Write each line of the material exactly as given, from the top through the line that contains "const yDomain = [0.56829, 0.58212];", and omit all pictures.

________________________________________

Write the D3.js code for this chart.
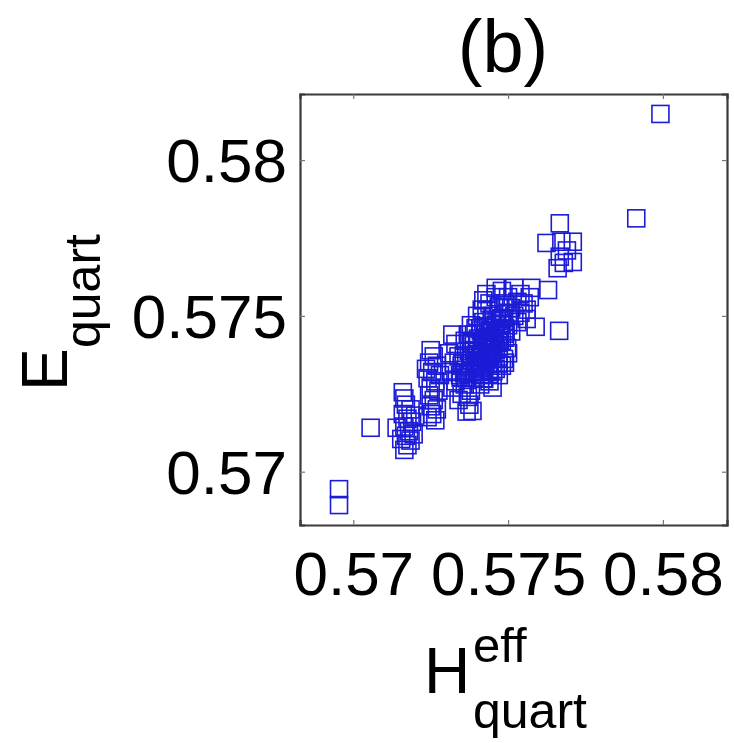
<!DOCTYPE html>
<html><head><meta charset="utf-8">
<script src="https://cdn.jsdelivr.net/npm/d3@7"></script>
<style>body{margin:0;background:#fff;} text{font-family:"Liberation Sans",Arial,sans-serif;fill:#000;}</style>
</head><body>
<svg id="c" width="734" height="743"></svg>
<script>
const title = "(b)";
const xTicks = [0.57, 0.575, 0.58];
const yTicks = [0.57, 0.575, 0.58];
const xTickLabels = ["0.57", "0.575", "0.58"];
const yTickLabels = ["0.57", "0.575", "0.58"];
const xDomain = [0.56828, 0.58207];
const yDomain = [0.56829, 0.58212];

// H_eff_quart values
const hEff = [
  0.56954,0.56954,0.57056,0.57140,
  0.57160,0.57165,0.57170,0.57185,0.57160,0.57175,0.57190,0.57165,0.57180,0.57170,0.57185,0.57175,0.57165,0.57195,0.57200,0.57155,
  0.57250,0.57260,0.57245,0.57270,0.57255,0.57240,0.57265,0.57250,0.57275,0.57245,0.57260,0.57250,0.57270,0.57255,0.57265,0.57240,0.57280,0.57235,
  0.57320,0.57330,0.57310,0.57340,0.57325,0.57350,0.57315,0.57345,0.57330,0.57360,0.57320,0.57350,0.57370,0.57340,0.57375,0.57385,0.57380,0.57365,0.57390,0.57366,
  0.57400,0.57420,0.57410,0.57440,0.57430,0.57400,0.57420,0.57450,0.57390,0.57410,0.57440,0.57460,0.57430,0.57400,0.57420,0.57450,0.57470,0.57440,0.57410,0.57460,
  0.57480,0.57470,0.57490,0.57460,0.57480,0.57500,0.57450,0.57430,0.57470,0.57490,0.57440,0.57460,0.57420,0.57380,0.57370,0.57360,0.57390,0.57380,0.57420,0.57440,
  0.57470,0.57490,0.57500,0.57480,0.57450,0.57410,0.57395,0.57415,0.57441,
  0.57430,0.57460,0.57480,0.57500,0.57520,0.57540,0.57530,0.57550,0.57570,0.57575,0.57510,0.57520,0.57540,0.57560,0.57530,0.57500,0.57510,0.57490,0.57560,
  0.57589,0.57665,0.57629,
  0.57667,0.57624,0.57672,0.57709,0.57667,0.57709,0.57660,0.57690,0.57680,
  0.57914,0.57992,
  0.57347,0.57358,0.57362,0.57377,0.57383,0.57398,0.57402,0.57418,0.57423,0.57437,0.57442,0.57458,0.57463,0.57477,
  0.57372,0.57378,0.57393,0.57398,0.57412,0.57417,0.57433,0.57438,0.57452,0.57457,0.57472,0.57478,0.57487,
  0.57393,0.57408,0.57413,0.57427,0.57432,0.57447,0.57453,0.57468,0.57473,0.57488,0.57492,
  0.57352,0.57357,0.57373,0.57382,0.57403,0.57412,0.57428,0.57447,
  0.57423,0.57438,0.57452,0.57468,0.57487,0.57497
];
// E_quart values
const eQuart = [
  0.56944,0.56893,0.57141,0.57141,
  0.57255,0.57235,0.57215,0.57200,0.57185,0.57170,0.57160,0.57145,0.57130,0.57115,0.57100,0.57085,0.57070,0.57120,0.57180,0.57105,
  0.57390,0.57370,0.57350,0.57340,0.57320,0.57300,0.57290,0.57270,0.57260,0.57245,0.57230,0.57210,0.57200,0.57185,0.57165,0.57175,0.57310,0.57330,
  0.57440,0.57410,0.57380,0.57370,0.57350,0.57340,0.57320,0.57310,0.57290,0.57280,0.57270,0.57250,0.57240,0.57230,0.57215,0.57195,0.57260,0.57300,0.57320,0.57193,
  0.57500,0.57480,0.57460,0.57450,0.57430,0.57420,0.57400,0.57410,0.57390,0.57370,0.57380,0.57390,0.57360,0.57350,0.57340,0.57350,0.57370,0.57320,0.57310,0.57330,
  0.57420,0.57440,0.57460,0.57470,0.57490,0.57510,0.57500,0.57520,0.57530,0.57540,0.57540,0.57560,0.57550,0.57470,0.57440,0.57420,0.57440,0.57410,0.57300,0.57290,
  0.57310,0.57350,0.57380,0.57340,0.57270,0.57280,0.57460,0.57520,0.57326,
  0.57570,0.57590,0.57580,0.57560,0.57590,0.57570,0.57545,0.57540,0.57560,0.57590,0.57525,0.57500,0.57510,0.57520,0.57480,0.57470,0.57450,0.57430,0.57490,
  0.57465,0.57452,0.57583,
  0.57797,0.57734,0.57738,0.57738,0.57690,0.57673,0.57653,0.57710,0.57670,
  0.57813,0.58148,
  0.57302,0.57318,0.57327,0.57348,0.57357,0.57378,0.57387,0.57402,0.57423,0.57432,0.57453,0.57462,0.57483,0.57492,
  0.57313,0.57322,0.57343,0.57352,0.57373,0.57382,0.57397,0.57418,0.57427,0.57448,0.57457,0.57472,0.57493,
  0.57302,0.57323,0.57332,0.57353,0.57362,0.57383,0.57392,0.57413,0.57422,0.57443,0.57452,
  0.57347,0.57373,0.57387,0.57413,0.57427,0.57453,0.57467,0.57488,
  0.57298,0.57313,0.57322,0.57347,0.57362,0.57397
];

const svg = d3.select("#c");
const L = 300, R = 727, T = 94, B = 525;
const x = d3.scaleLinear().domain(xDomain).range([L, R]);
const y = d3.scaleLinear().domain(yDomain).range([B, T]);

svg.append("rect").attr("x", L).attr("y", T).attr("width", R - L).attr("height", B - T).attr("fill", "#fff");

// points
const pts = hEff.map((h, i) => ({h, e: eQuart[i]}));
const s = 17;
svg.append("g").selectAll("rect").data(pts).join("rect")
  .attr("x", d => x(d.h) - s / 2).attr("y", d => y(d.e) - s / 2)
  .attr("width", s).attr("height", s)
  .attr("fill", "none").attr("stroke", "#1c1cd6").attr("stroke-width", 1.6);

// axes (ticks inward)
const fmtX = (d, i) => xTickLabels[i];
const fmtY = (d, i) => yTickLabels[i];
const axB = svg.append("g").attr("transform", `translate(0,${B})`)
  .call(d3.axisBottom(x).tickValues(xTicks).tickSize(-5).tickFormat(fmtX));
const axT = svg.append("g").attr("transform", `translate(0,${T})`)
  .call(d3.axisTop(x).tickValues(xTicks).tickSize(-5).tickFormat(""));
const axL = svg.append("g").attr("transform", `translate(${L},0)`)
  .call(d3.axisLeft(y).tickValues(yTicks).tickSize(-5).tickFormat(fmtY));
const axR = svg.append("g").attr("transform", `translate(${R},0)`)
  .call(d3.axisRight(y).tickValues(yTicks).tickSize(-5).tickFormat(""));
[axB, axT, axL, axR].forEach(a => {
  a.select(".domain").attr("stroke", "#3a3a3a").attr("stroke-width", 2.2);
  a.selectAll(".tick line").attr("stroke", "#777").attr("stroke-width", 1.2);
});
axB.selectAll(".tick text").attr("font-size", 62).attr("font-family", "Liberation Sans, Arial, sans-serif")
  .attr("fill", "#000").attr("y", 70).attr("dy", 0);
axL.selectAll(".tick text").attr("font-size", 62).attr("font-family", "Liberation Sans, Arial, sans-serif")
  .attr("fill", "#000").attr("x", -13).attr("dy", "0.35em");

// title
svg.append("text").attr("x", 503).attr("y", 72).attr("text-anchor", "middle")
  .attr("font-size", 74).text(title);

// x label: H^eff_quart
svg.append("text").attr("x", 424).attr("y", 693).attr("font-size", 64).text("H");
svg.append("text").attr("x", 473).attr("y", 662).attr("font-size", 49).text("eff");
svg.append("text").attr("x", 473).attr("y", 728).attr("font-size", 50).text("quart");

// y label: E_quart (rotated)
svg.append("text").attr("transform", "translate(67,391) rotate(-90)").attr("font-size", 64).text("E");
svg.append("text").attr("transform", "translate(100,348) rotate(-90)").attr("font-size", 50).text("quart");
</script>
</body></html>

________________________________________

# EXERCISE OUTPUT
Write the D3.js code for this chart.
<!DOCTYPE html>
<html><head><meta charset="utf-8">
<script src="https://cdn.jsdelivr.net/npm/d3@7"></script>
<style>body{margin:0;background:#fff;} text{font-family:"Liberation Sans",Arial,sans-serif;fill:#000;}</style>
</head><body>
<svg id="c" width="734" height="743"></svg>
<script>
const title = "(b)";
const xTicks = [0.57, 0.575, 0.58];
const yTicks = [0.57, 0.575, 0.58];
const xTickLabels = ["0.57", "0.575", "0.58"];
const yTickLabels = ["0.57", "0.575", "0.58"];
const xDomain = [0.56828, 0.58207];
const yDomain = [0.56829, 0.58212];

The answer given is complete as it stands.